## Given information
▬▬▬▬▬▬▬▬▬▬

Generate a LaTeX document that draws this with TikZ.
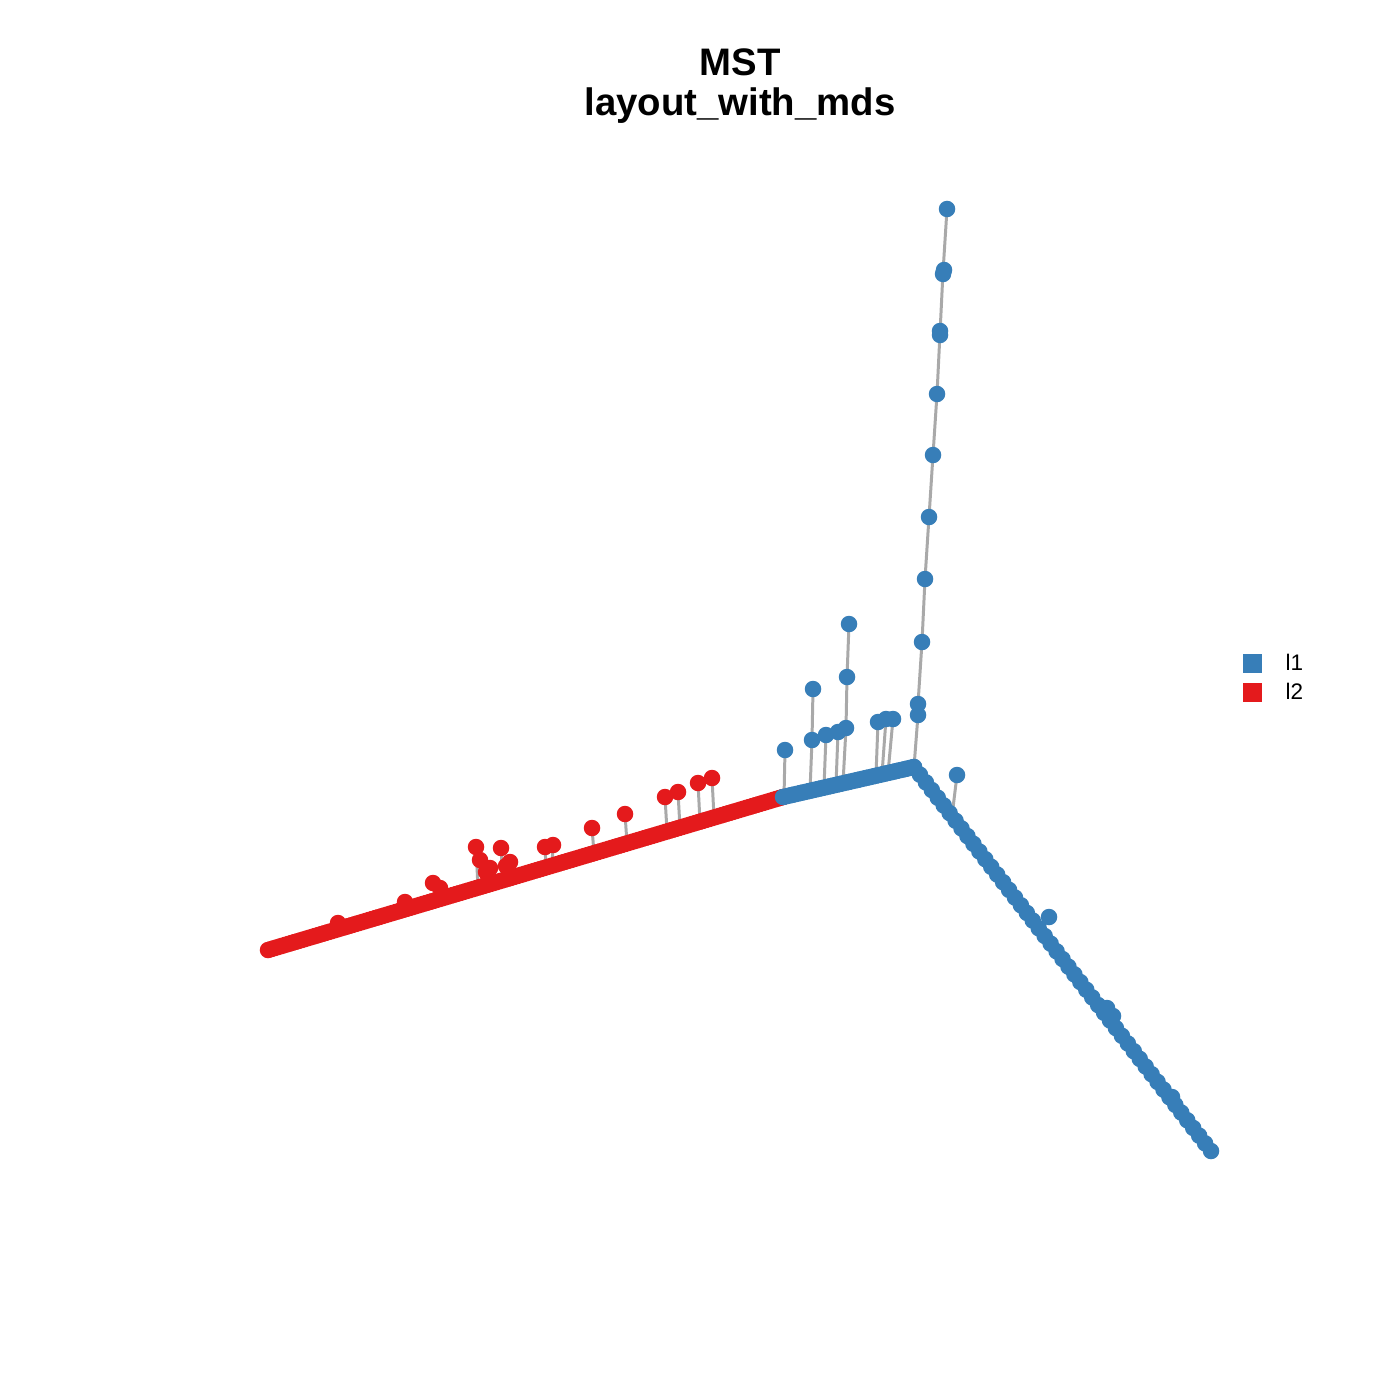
\documentclass[tikz,border=0pt]{standalone}
\usepackage{fontspec}
\setmainfont{Liberation Sans}
\usetikzlibrary{calc}
\definecolor{myblue}{HTML}{377EB8}
\definecolor{myred}{HTML}{E41A1C}
\definecolor{mygrey}{HTML}{A9A9A9}
\tikzset{
  bpt/.style={circle,fill=myblue,inner sep=0pt,minimum size=0.165cm},
  rpt/.style={circle,fill=myred,inner sep=0pt,minimum size=0.165cm},
  link/.style={draw=mygrey,line width=0.85pt},
  titletext/.style={font=\fontsize{10.9}{13}\selectfont\bfseries,anchor=base},
  legtext/.style={font=\fontsize{6.4}{8}\selectfont,anchor=base west,inner sep=0pt},
  legbox/.style={inner sep=0pt,minimum size=0.19cm}
}
\begin{document}
\begin{tikzpicture}[x=0.01cm,y=-0.01cm]
\path[fill=white] (0,0) rectangle (1400,1400);
\useasboundingbox (0,0) rectangle (1400,1400);

% titles
\node[titletext] (t1) at (740,76) {MST};
\node[titletext] (t2) at (740,116) {layout\_with\_mds};

% main backbone coordinates
\coordinate (rs) at (268,950);
\coordinate (rb) at (783,797);
\coordinate (jn) at (914,767);
\coordinate (de) at (1211,1151);

% grey links: backbone
\draw[link] (rs) -- (rb) -- (jn) -- (de);
% vertical branch
\draw[link] (jn) -- (918,715) -- (918,704) -- (922,642) -- (925,579) -- (929,517) -- (933,455) -- (937,394) -- (940,333) -- (943,272) -- (947,209);
% blue stems
\draw[link] (784,797) -- (785,750);
\draw[link] (810,791) -- (812,740) -- (813,689);
\draw[link] (824,787) -- (826,735);
\draw[link] (836,785) -- (838,732);
\draw[link] (843,783) -- (846,728) -- (847,677) -- (849,624);
\draw[link] (876,775) -- (878,722);
\draw[link] (882,774) -- (886,719);
\draw[link] (888,773) -- (893,719);
\draw[link] (952,816) -- (957,775);
\draw[link] (1040,930) -- (1049,917);
% red stems
\draw[link] (478,888) -- (476,847);
\draw[link] (503,880) -- (501,848);
\draw[link] (546,867) -- (545,847);
\draw[link] (552,866) -- (553,845);
\draw[link] (594,853) -- (592,828);
\draw[link] (627,843) -- (625,814);
\draw[link] (667,831) -- (665,797);
\draw[link] (680,828) -- (678,792);
\draw[link] (700,822) -- (698,783);
\draw[link] (714,817) -- (712,778);
\draw[link] (438,899) -- (433,883);

% red chain
\foreach \i in {0,...,172} {
  \node[rpt] (r\i) at ($(rs)!\i/172!(rb)$) {};
}
% blue chain to junction
\foreach \i in {0,...,44} {
  \node[bpt] (b\i) at ($(rb)!\i/44!(jn)$) {};
}
% blue diagonal chain
\foreach \i in {0,...,50} {
  \node[bpt] (d\i) at ($(jn)!\i/50!(de)$) {};
}

% vertical branch points
\foreach \p [count=\k] in {(918,715),(918,704),(922,642),(925,579),(929,517),(933,455),(937,394),(940,335),(940,331),(943,274),(944,270),(947,209)} {
  \node[bpt] (v\k) at \p {};
}
% blue stem points
\foreach \p [count=\k] in {(785,750),(812,740),(813,689),(826,735),(838,732),(846,728),(847,677),(849,624),(878,722),(886,719),(893,719),(957,775),(1049,917),(1107,1008),(1113,1016),(1172,1097)} {
  \node[bpt] (s\k) at \p {};
}
% red off-line points
\foreach \p [count=\k] in {(338,923),(405,902),(433,883),(440,888),(476,847),(480,860),(486,872),(490,868),(501,848),(510,862),(506,866),(545,847),(553,845),(592,828),(625,814),(665,797),(678,792),(698,783),(712,778)} {
  \node[rpt] (q\k) at \p {};
}

% legend
\node[legbox,fill=myblue] (lb1) at (1252,663) {};
\node[legbox,fill=myred] (lb2) at (1252,692) {};
\node[legtext] (ll1) at (1285,670) {l1};
\node[legtext] (ll2) at (1285,699) {l2};
\end{tikzpicture}
\end{document}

▬▬▬▬▬▬▬▬▬▬

## What the task asks
Begin at the first line of the material and copy each line exactly through the one containing "(de) at (1211,1151);". Omit pictures.

## Solution to the exercise
Generate a LaTeX document that draws this with TikZ.
\documentclass[tikz,border=0pt]{standalone}
\usepackage{fontspec}
\setmainfont{Liberation Sans}
\usetikzlibrary{calc}
\definecolor{myblue}{HTML}{377EB8}
\definecolor{myred}{HTML}{E41A1C}
\definecolor{mygrey}{HTML}{A9A9A9}
\tikzset{
  bpt/.style={circle,fill=myblue,inner sep=0pt,minimum size=0.165cm},
  rpt/.style={circle,fill=myred,inner sep=0pt,minimum size=0.165cm},
  link/.style={draw=mygrey,line width=0.85pt},
  titletext/.style={font=\fontsize{10.9}{13}\selectfont\bfseries,anchor=base},
  legtext/.style={font=\fontsize{6.4}{8}\selectfont,anchor=base west,inner sep=0pt},
  legbox/.style={inner sep=0pt,minimum size=0.19cm}
}
\begin{document}
\begin{tikzpicture}[x=0.01cm,y=-0.01cm]
\path[fill=white] (0,0) rectangle (1400,1400);
\useasboundingbox (0,0) rectangle (1400,1400);

% titles
\node[titletext] (t1) at (740,76) {MST};
\node[titletext] (t2) at (740,116) {layout\_with\_mds};

% main backbone coordinates
\coordinate (rs) at (268,950);
\coordinate (rb) at (783,797);
\coordinate (jn) at (914,767);
\coordinate (de) at (1211,1151);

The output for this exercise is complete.